In de 10de-12de eeuw is het klei-op-veengebied ontgonnen. De maaivelddaling ten gevolge van de ontwatering van het veengebied maakte de aanleg van dijken noodzakelijk. Een klein deel van de noordelijke dijk van het middeleeuwse, centraal op IJsselmonde gelegen, omdijkte gebied Riederwaard kan zich in het plangebied bevinden. Het exacte verloop van deze dijk is onduidelijk. In 1373 gaat de Riederwaard ten onder en wordt in de eeuwen daarna in fasen herbedijkt. Bij dit proces van herbedijking werd onder andere in het plangebied de ‘Heische dijk’ aangelegd. De noordelijke dijk van de Riederwaard wordt gedacht juist ten noorden van de ‘Heische dijk’. De exacte ligging ervan is niet bekend.

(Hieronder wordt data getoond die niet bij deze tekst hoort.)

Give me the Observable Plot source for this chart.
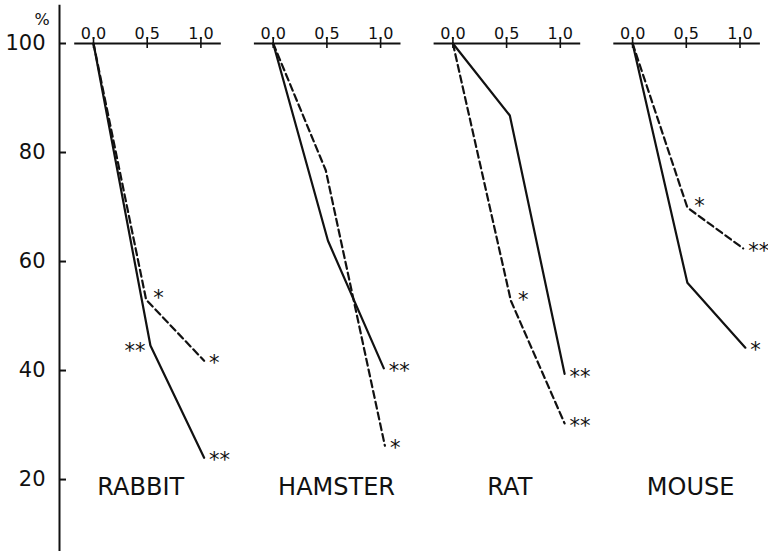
<!DOCTYPE html>
<html><head><meta charset="utf-8">
<script src="https://cdn.jsdelivr.net/npm/d3@7"></script>
<script src="https://cdn.jsdelivr.net/npm/@observablehq/plot@0.6"></script>
<style>html,body{margin:0;padding:0;background:#fff;}</style>
</head><body><div id="chart"></div>
<script>
// ---- data ----
const species = ["RABBIT", "HAMSTER", "RAT", "MOUSE"];
const xTicks = [0, 0.5, 1.0];
const yTicks = [20, 40, 60, 80, 100];
const solidDose  = [[0, 0.53, 1.03], [0, 0.51, 1.03], [0, 0.53, 1.04], [0, 0.51, 1.05]];
const solidPct   = [[100, 44.6, 24.0], [100, 63.8, 40.4], [100, 86.8, 39.4], [100, 56.1, 44.2]];
const solidSig   = [["", "**", "**"], ["", "", "**"], ["", "", "**"], ["", "", "*"]];
const dashedDose = [[0, 0.49, 1.03], [0, 0.49, 1.04], [0, 0.54, 1.04], [0, 0.51, 1.03]];
const dashedPct  = [[100, 53.0, 41.8], [100, 76.7, 26.2], [100, 52.8, 30.3], [100, 69.9, 62.4]];
const dashedSig  = [["", "*", "*"], ["", "", "*"], ["", "*", "**"], ["", "*", "**"]];
const sigOnLeft = [["RABBIT", "solid", 1]];

// ---- layout ----
const xDomain = [-0.3166, 1.2654];
const yDomain = [6.8, 100];
const axisLineExtent = [-0.175, 1.19];
const yAxisTop = 107;
const labelDose = [0.44, 0.59, 0.53, 0.54];
const labelPct = 18.5;
const font = "DejaVu Sans";

const rows = [];
species.forEach((s, i) => {
  solidDose[i].forEach((d, j) => rows.push({species: s, series: "solid", dose: d, pct: solidPct[i][j], sig: solidSig[i][j], j}));
  dashedDose[i].forEach((d, j) => rows.push({species: s, series: "dashed", dose: d, pct: dashedPct[i][j], sig: dashedSig[i][j], j}));
});
const isLeft = r => sigOnLeft.some(([s, se, j]) => s === r.species && se === r.series && j === r.j);
const sigRight = rows.filter(r => r.sig && !isLeft(r));
const sigLeft = rows.filter(r => r.sig && isLeft(r));

const chart = Plot.plot({
  width: 768,
  height: 551,
  marginLeft: 59,
  marginRight: 0,
  marginTop: 43,
  marginBottom: 0,
  style: {fontFamily: font, color: "#111", background: "#fff"},
  fx: {domain: species, paddingInner: 0.0545, paddingOuter: 0, round: false, axis: null},
  x: {domain: xDomain, axis: null},
  y: {domain: yDomain, axis: null},
  marks: [
    // y axis line & ticks (first panel only)
    Plot.ruleX([xDomain[0]], {fx: () => species[0], y1: yDomain[0], y2: yAxisTop, strokeWidth: 2, stroke: "#111"}),
    Plot.ruleY(yTicks, {y: d => d, fx: () => species[0], x1: xDomain[0], x2: xDomain[0], insetRight: -7, strokeWidth: 2, stroke: "#111"}),
    Plot.axisY({anchor: "left", ticks: yTicks, tickSize: 0, tickPadding: 14, fontSize: 21, label: null}),
    Plot.text(["%"], {fx: () => species[0], frameAnchor: "top-left", textAnchor: "start", lineAnchor: "bottom", dx: -25, dy: -19, fontSize: 16}),
    // top x axes in each panel
    Plot.ruleY([100], {x1: axisLineExtent[0], x2: axisLineExtent[1], strokeWidth: 2, stroke: "#111"}),
    Plot.ruleX(xTicks, {x: d => d, y1: 100, y2: 100, insetTop: -6, insetBottom: -5, strokeWidth: 1.6, stroke: "#111"}),
    Plot.axisX({anchor: "top", ticks: xTicks, tickSize: 0, tickPadding: 5, tickFormat: d3.format(".1f"), fontSize: 16, label: null}),
    // curves
    Plot.line(rows.filter(r => r.series === "solid"), {x: "dose", y: "pct", fx: "species", stroke: "#111", strokeWidth: 2.2}),
    Plot.line(rows.filter(r => r.series === "dashed"), {x: "dose", y: "pct", fx: "species", stroke: "#111", strokeWidth: 2.2, strokeDasharray: "7,4"}),
    // significance marks
    Plot.text(sigRight.filter(r => r.j === 1), {x: "dose", y: "pct", fx: "species", text: "sig", textAnchor: "start", dx: 7, dy: -1, fontSize: 21}),
    Plot.text(sigRight.filter(r => r.j === 2), {x: "dose", y: "pct", fx: "species", text: "sig", textAnchor: "start", dx: 5, dy: 3, fontSize: 21}),
    Plot.text(sigLeft, {x: "dose", y: "pct", fx: "species", text: "sig", textAnchor: "end", dx: -5, dy: 6, fontSize: 21}),
    // species labels
    Plot.text(species, {fx: d => d, x: (d, i) => labelDose[i], y: () => labelPct, text: d => d, fontSize: 24, lineAnchor: "middle"})
  ]
});
document.getElementById("chart").appendChild(chart);
</script>
</body></html>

Het plangebied maakt deel uit van een archeologisch kansrijk gebied. Op de Archeologische Waarden- en Beleidskaart Rotterdam (2005) wordt aan de locatie een redelijke tot (zeer) hoge archeologische verwachting toegekend.
Conclusie
Bureau Oudheidkundig Onderzoek Rotterdam (BOOR) heeft geadviseerd om voor het gehele plangebied een beschermingsregeling op te nemen (Waarde - Archeologie).
Hiervoor geldt een bouwregeling en een omgevingsvergunning voor werken, geen bouwwerk zijnde, voor bouw- en graafwerkzaamheden die dieper reiken dan 0 meter NAP en die tevens een terreinoppervlakte van meer dan 200 vierkante meter beslaan.